As of 2016, there were 6,392 separate state restrictions on employment eligibility for individuals with felony records (Frederickson and Omli 2016) Our results raise the possibility of significant welfare benefits from broad wage policies through their support of released prisoners trying to re-enter the labour market. The minimum wage may serve as an efficiency wage that, while paying more than market estimates of released prisoners' marginal products, provides a public good in the form of reduced criminal activity. Similarly, the EITC can serve to push net wages above those available from criminal activity, increasing the opportunity cost of crime without the potential increases in unemployment associated with minimum wages, at least for women. These results speak to the potential impact of expanding access to the EITC for individuals who are not custodial parents.

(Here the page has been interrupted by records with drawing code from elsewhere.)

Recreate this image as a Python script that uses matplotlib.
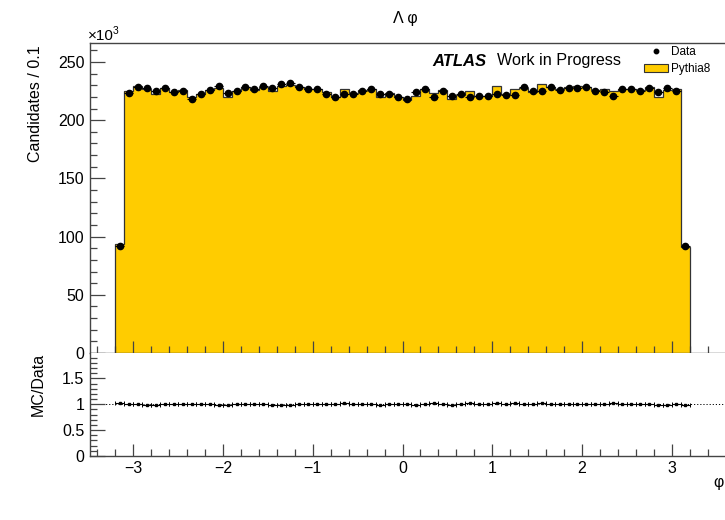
import numpy as np
import matplotlib
matplotlib.use("Agg")
from matplotlib import pyplot as plt
from matplotlib.ticker import MultipleLocator, FixedLocator, FuncFormatter
from matplotlib.lines import Line2D
from matplotlib.patches import Patch

plt.rcParams['font.family'] = ['Liberation Sans', 'DejaVu Sans']

# Lambda phi, 64 bins of 0.1 from -3.2 to 3.2 (candidates in units of 10^3)
edges = np.linspace(-3.2, 3.2, 65)

data_k = [92.2, 223.0, 228.2, 228.0, 225.4, 228.0, 224.2, 225.4,
          217.9, 222.5, 226.0, 229.6, 223.6, 225.0, 228.8, 226.8,
          229.6, 228.0, 231.0, 231.7, 228.8, 226.4, 227.2, 222.2,
          219.6, 222.5, 222.5, 225.4, 226.8, 222.5, 222.5, 219.6,
          218.0, 224.0, 226.8, 219.6, 225.4, 220.9, 222.5, 219.6,
          220.9, 220.9, 222.5, 221.6, 221.6, 228.2, 225.4, 225.4,
          228.2, 226.0, 227.6, 227.4, 228.8, 225.4, 224.5, 220.9,
          226.8, 226.4, 225.4, 227.6, 224.0, 228.0, 225.0, 92.2]

pythia_k = [93.6, 225.3, 229.0, 226.4, 222.5, 227.4, 224.0, 226.0,
            220.2, 222.5, 225.8, 227.4, 220.3, 225.0, 228.8, 226.0,
            228.8, 225.4, 229.4, 229.8, 228.8, 226.6, 227.2, 224.2,
            219.6, 226.4, 223.0, 226.0, 227.2, 220.2, 223.0, 220.2,
            217.0, 221.0, 227.2, 223.3, 226.0, 218.0, 221.6, 224.7,
            220.9, 220.9, 229.6, 222.5, 226.8, 227.4, 224.5, 231.0,
            228.8, 226.4, 228.8, 229.4, 228.8, 226.0, 227.2, 225.0,
            227.2, 227.2, 226.0, 228.4, 220.0, 225.8, 226.8, 91.3]

data = np.array(data_k)
mc = np.array(pythia_k)
centers = 0.5 * (edges[1:] + edges[:-1])
halfw = 0.5 * np.diff(edges)
data_err = np.sqrt(data * 1000.0) / 1000.0
ratio = mc / data
ratio_err = ratio * np.sqrt(1.0 / (data * 1000.0) + 1.0 / (mc * 1000.0))

yellow = '#ffcc00'
frame = '#444444'
fs = 11.5

fig = plt.figure(figsize=(7.25, 5.2), dpi=100)
ax = fig.add_axes([90 / 725, 167 / 520, 635 / 725, 310 / 520])
rax = fig.add_axes([90 / 725, 64 / 520, 635 / 725, 103 / 520], sharex=ax)

# MC histogram + data points
ax.stairs(mc, edges, fill=True, color=yellow, zorder=1)
ax.stairs(mc, edges, color='#333333', linewidth=0.9, zorder=2)
ax.errorbar(centers, data, xerr=halfw, yerr=data_err, fmt='o', color='black',
            markersize=4.5, elinewidth=0.8, capsize=0, zorder=3)

ax.set_xlim(-3.483, 3.594)
ax.set_ylim(0, 266.3)
ax.yaxis.set_major_locator(MultipleLocator(50))
ax.yaxis.set_minor_locator(MultipleLocator(10))
ax.xaxis.set_major_locator(MultipleLocator(1))
ax.xaxis.set_minor_locator(MultipleLocator(0.2))
ax.tick_params(axis='x', labelbottom=False)

# ratio panel
rax.axhline(1.0, color='black', linestyle=(0, (1.2, 2)), linewidth=0.7, zorder=1)
rax.errorbar(centers, ratio, xerr=halfw, fmt='none', ecolor='black',
             elinewidth=0.8, capsize=1.6, capthick=0.7, zorder=2)
rax.errorbar(centers, ratio, yerr=ratio_err, fmt='s', color='black',
             markersize=1.8, elinewidth=0.8, capsize=0, zorder=3)
rax.set_ylim(0, 1.99)
rax.yaxis.set_major_locator(FixedLocator([0, 0.5, 1, 1.5]))
rax.yaxis.set_minor_locator(MultipleLocator(0.1))
rax.yaxis.set_major_formatter(FuncFormatter(lambda v, p: '%g' % v))

for a in (ax, rax):
    for side in ('left', 'bottom', 'top'):
        a.spines[side].set_color(frame)
        a.spines[side].set_linewidth(1.0)
    a.spines['right'].set_visible(False)
    a.tick_params(which='both', direction='in', colors=frame, labelcolor='black',
                  labelsize=fs, width=0.9)
    a.tick_params(axis='y', which='major', length=10.5, pad=4)
    a.tick_params(axis='y', which='minor', length=5)
    a.tick_params(axis='x', which='major', length=8.5, pad=3.5)
    a.tick_params(axis='x', which='minor', length=5)
rax.spines['top'].set_visible(False)

fig.text(35 / 725, 1 - 45 / 520, 'Candidates / 0.1', rotation=90,
         ha='center', va='top', fontsize=fs)
fig.text(38 / 725, 1 - 353 / 520, 'MC/Data', rotation=90,
         ha='center', va='top', fontsize=fs)
fig.text(88 / 725, 1 - 43 / 520, '\u00d710', ha='left', va='bottom', fontsize=11)
fig.text(113 / 725, 1 - 36 / 520, '3', ha='left', va='bottom', fontsize=7.5)
fig.text(405 / 725, 1 - 19 / 520, '\u039b \u03c6', ha='center', va='center',
         fontsize=11.5)
fig.text(724 / 725, 1 - 483 / 520, '\u03c6', ha='right', va='center', fontsize=fs)

fig.text(432 / 725, 1 - 61 / 520, 'ATLAS', ha='left', va='center',
         fontsize=12, fontweight='bold', fontstyle='italic')
fig.text(497 / 725, 1 - 61 / 520, 'Work in Progress', ha='left', va='center',
         fontsize=11.6)

handles = [Line2D([], [], marker='o', color='black', linestyle='none', markersize=3.2),
           Patch(facecolor=yellow, edgecolor='#333333', linewidth=0.8)]
fig.legend(handles, ['Data', 'Pythia8'], loc='upper left',
           bbox_to_anchor=(644 / 725, 1 - 46 / 520), frameon=False, fontsize=8.5,
           handlelength=2.0, handleheight=0.7, handletextpad=0.3,
           labelspacing=0.45, borderpad=0.0, borderaxespad=0)

fig.savefig('out.png', dpi=100)
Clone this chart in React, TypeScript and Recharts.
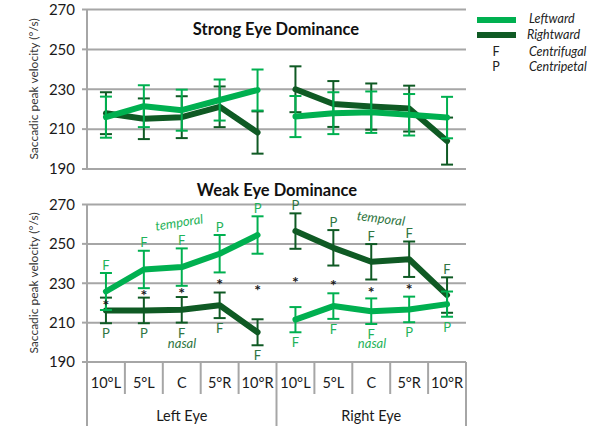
import React from 'react';
import { ComposedChart, Line, XAxis, YAxis, CartesianGrid, ErrorBar, ReferenceDot } from 'recharts';

const categories = ['10°L', '5°L', 'C', '5°R', '10°R'];
const eyes = ['Left Eye', 'Right Eye'];
const yTicks = [190, 210, 230, 250, 270];

// Strong eye dominance (LE = left eye, RE = right eye)
const strongLeftwardLE = [216, 221.5, 219.5, 224.6, 229.6];
const strongLeftwardLEErr = [10.3, 10.5, 10.3, 10.3, 10.3];
const strongRightwardLE = [218, 215.2, 216, 221.2, 208.3];
const strongRightwardLEErr = [10.5, 10.2, 10.5, 10.2, 10.6];
const strongLeftwardRE = [216.3, 218, 218.5, 217.2, 215.8];
const strongLeftwardREErr = [10.3, 10.5, 10.4, 10.4, 10.4];
const strongRightwardRE = [230, 222.6, 221.3, 220.3, 204];
const strongRightwardREErr = [11.5, 11.5, 11.6, 11.5, 11.8];

// Weak eye dominance
const weakLeftwardLE = [225.8, 237, 238.2, 245, 254.5];
const weakLeftwardLEErr = [9.4, 9.5, 9.5, 9.5, 9.5];
const weakRightwardLE = [216.2, 216.2, 216.5, 218.8, 205.1];
const weakRightwardLEErr = [6.5, 6.5, 6.5, 6.5, 6.6];
const weakLeftwardRE = [211.5, 218.4, 215.8, 216.7, 219.4];
const weakLeftwardREErr = [6.4, 6.5, 6.5, 6.5, 6.4];
const weakRightwardRE = [256.5, 248, 240.9, 242.2, 224];
const weakRightwardREErr = [9, 9, 9, 9, 9];

// F = centrifugal, P = centripetal
const weakLettersLeftwardLE = ['F', 'F', 'F', 'P', 'P'];
const weakLettersRightwardLE = ['P', 'P', 'F', 'F', 'F'];
const weakLettersRightwardRE = ['P', 'P', 'F', 'F', 'F'];
const weakLettersLeftwardRE = ['F', 'F', 'F', 'P', 'P'];

// asterisk heights (significance marks)
const weakStarsLE = [220, 225, 226, 230.7, 227.6];
const weakStarsRE = [231.7, 230.2, 226.6, 228.1, null];

const LIGHT = '#00b050';
const DARK = '#0f5a24';
const LIGHT_TXT = '#1fb35a';
const DARK_TXT = '#2f7542';
const GRID = '#a6a6a6';
const FONT = 'Lato, "Open Sans", sans-serif';

const W = 600;
const LEFT = 87;
const RIGHT = 134;
const PLOT_W = W - LEFT - RIGHT;

const keyOf = (e: number, i: number) => `${eyes[e]}|${categories[i]}`;

function buildRows(
  lwLE: number[], lwLEErr: number[], rwLE: number[], rwLEErr: number[],
  lwRE: number[], lwREErr: number[], rwRE: number[], rwREErr: number[]
) {
  const rows: any[] = [];
  eyes.forEach((_, e) => {
    categories.forEach((_, i) => {
      const le = e === 0;
      rows.push({
        key: keyOf(e, i),
        lw0: le ? lwLE[i] : null,
        lw0e: le ? lwLEErr[i] : null,
        rw0: le ? rwLE[i] : null,
        rw0e: le ? rwLEErr[i] : null,
        lw1: le ? null : lwRE[i],
        lw1e: le ? null : lwREErr[i],
        rw1: le ? null : rwRE[i],
        rw1e: le ? null : rwREErr[i],
      });
    });
  });
  return rows;
}

const strongRows = buildRows(
  strongLeftwardLE, strongLeftwardLEErr, strongRightwardLE, strongRightwardLEErr,
  strongLeftwardRE, strongLeftwardREErr, strongRightwardRE, strongRightwardREErr
);
const weakRows = buildRows(
  weakLeftwardLE, weakLeftwardLEErr, weakRightwardLE, weakRightwardLEErr,
  weakLeftwardRE, weakLeftwardREErr, weakRightwardRE, weakRightwardREErr
);

const CatTick = (props: any) => {
  const { x, y, payload } = props;
  const idx = weakRows.findIndex((r) => r.key === payload.value);
  const [eye, cat] = String(payload.value).split('|');
  const bw = PLOT_W / weakRows.length;
  const edge = idx % categories.length === 0;
  return (
    <g>
      <line x1={x - bw / 2} x2={x - bw / 2} y1={y} y2={edge ? y + 64 : y + 32} stroke={GRID} strokeWidth={2} />
      {idx === weakRows.length - 1 && (
        <line x1={x + bw / 2} x2={x + bw / 2} y1={y} y2={y + 64} stroke={GRID} strokeWidth={2} />
      )}
      <text x={x} y={y + 20} textAnchor="middle" dominantBaseline="central" fontSize={14.5} fontFamily={FONT} fill="#1a1a1a">
        {cat}
      </text>
      {idx % categories.length === 2 && (
        <text x={x} y={y + 53} textAnchor="middle" dominantBaseline="central" fontSize={14.5} fontFamily={FONT} fill="#1a1a1a">
          {eye}
        </text>
      )}
    </g>
  );
};

const yAxisProps = {
  width: LEFT,
  type: 'number' as const,
  domain: [190, 270],
  ticks: yTicks,
  interval: 0 as const,
  tickSize: 5,
  tickMargin: 7,
  axisLine: { stroke: GRID, strokeWidth: 2 },
  tickLine: { stroke: GRID, strokeWidth: 2 },
  tick: { fontSize: 15, fontFamily: FONT, fill: '#1a1a1a' },
};

const seriesLines = () =>
  [0, 1].flatMap((e) => [
    <Line key={`rw${e}`} dataKey={`rw${e}`} stroke={DARK} strokeWidth={6} strokeLinecap="round" strokeLinejoin="round"
      dot={false} connectNulls={false} isAnimationActive={false}>
      <ErrorBar dataKey={`rw${e}e`} width={6} stroke={DARK} strokeWidth={2} direction="y" />
    </Line>,
    <Line key={`lw${e}`} dataKey={`lw${e}`} stroke={LIGHT} strokeWidth={6} strokeLinecap="round" strokeLinejoin="round"
      dot={false} connectNulls={false} isAnimationActive={false}>
      <ErrorBar dataKey={`lw${e}e`} width={6} stroke={LIGHT} strokeWidth={2} direction="y" />
    </Line>,
  ]);

const letterDots = (
  e: number, vals: number[], errs: number[], letters: string[], above: boolean, color: string
) =>
  letters.map((l, i) => (
    <ReferenceDot
      key={`lt${e}${above ? 'a' : 'b'}${i}`}
      x={keyOf(e, i)}
      y={above ? vals[i] + errs[i] : vals[i] - errs[i]}
      r={0}
      ifOverflow="visible"
      shape={(p: any) => (
        <text x={p.cx} y={above ? p.cy - 8.5 : p.cy + 10} textAnchor="middle" dominantBaseline="central"
          fontSize={13} fontFamily={FONT} fill={color}>
          {l}
        </text>
      )}
    />
  ));

const starDots = (e: number, vals: (number | null)[]) =>
  vals.map((v, i) =>
    v == null ? null : (
      <ReferenceDot
        key={`st${e}${i}`}
        x={keyOf(e, i)}
        y={v}
        r={0}
        ifOverflow="visible"
        shape={(p: any) => (
          <text x={p.cx} y={p.cy + 8} textAnchor="middle" fontSize={16} fontWeight={700} fontFamily={FONT} fill="#1a1a1a">*</text>
        )}
      />
    )
  );

export default function App() {
  return (
    <div style={{ position: 'absolute', left: 0, top: 0, width: 600, height: 426, background: '#fff', overflow: 'hidden' }}>
      <div style={{ position: 'absolute', left: 0, top: 0 }}>
        <ComposedChart width={W} height={180} data={strongRows} margin={{ top: 9.5, right: RIGHT, bottom: 11, left: 0 }}>
          <CartesianGrid vertical={false} stroke={GRID} strokeWidth={2} />
          <XAxis dataKey="key" scale="band" hide />
          <YAxis {...yAxisProps} />
          {seriesLines()}
        </ComposedChart>
      </div>
      <div style={{ position: 'absolute', left: 0, top: 0 }}>
        <ComposedChart width={W} height={426} data={weakRows} margin={{ top: 204.5, right: RIGHT, bottom: 0, left: 0 }}>
          <CartesianGrid vertical={false} stroke={GRID} strokeWidth={2} />
          <XAxis dataKey="key" scale="band" height={64} interval={0} tickLine={false} tickSize={0} tickMargin={0}
            axisLine={{ stroke: GRID, strokeWidth: 2 }} tick={<CatTick />} />
          <YAxis {...yAxisProps} />
          {seriesLines()}
          {letterDots(0, weakLeftwardLE, weakLeftwardLEErr, weakLettersLeftwardLE, true, LIGHT_TXT)}
          {letterDots(0, weakRightwardLE, weakRightwardLEErr, weakLettersRightwardLE, false, DARK_TXT)}
          {letterDots(1, weakRightwardRE, weakRightwardREErr, weakLettersRightwardRE, true, DARK_TXT)}
          {letterDots(1, weakLeftwardRE, weakLeftwardREErr, weakLettersLeftwardRE, false, LIGHT_TXT)}
          {starDots(0, weakStarsLE)}
          {starDots(1, weakStarsRE)}
        </ComposedChart>
      </div>
      <svg width={600} height={426} style={{ position: 'absolute', left: 0, top: 0, pointerEvents: 'none' }} fontFamily={FONT}>
        <text x={276} y={29} textAnchor="middle" dominantBaseline="central" fontSize={16.5} fontWeight={700} fill="#111">
          Strong Eye Dominance
        </text>
        <text x={277} y={190} textAnchor="middle" dominantBaseline="central" fontSize={16.5} fontWeight={700} fill="#111">
          Weak Eye Dominance
        </text>
        <text transform="translate(33,89) rotate(-90)" textAnchor="middle" dominantBaseline="central" fontSize={12} fill="#333">
          Saccadic peak velocity (°/s)
        </text>
        <text transform="translate(33,283) rotate(-90)" textAnchor="middle" dominantBaseline="central" fontSize={12} fill="#333">
          Saccadic peak velocity (°/s)
        </text>
        <text transform="translate(179,222) rotate(-9)" textAnchor="middle" dominantBaseline="central" fontSize={13} fontStyle="italic" fill={LIGHT_TXT}>
          temporal
        </text>
        <text transform="translate(381,218) rotate(7)" textAnchor="middle" dominantBaseline="central" fontSize={13} fontStyle="italic" fill={DARK_TXT}>
          temporal
        </text>
        <text x={182} y={343} textAnchor="middle" dominantBaseline="central" fontSize={13} fontStyle="italic" fill={DARK_TXT}>
          nasal
        </text>
        <text x={372} y={343} textAnchor="middle" dominantBaseline="central" fontSize={13} fontStyle="italic" fill={LIGHT_TXT}>
          nasal
        </text>
        <rect x={477} y={17} width={39} height={6} fill={LIGHT} />
        <rect x={477} y={32} width={39} height={6} fill={DARK} />
        <text x={529} y={18.5} dominantBaseline="central" fontSize={12.5} fontStyle="italic" fill="#222">Leftward</text>
        <text x={527} y={34.5} dominantBaseline="central" fontSize={12.5} fontStyle="italic" fill="#222">Rightward</text>
        <text x={496} y={51} textAnchor="middle" dominantBaseline="central" fontSize={12.5} fill="#222">F</text>
        <text x={529} y={51} dominantBaseline="central" fontSize={12.5} fontStyle="italic" fill="#222">Centrifugal</text>
        <text x={496} y={66.5} textAnchor="middle" dominantBaseline="central" fontSize={12.5} fill="#222">P</text>
        <text x={529} y={66.5} dominantBaseline="central" fontSize={12.5} fontStyle="italic" fill="#222">Centripetal</text>
      </svg>
    </div>
  );
}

The NCRP data do not contain information on the actual employment of people with records, only whether they return to prison. Thus, it is difficult to speak to the exact mechanism behind this result. Higher minimum wages and state EITCs could improve outcomes for the individual themselves or for others who can support them. Future research should explore these mechanisms further. In addition, we note that the NCRP data we used run until 2014 and, as such, the largest minimum wage in our study is $9.50 an hour. Caution is warranted in any extrapolation of results to states and localities which have subsequently implemented or are considering markedly higher minimum wages.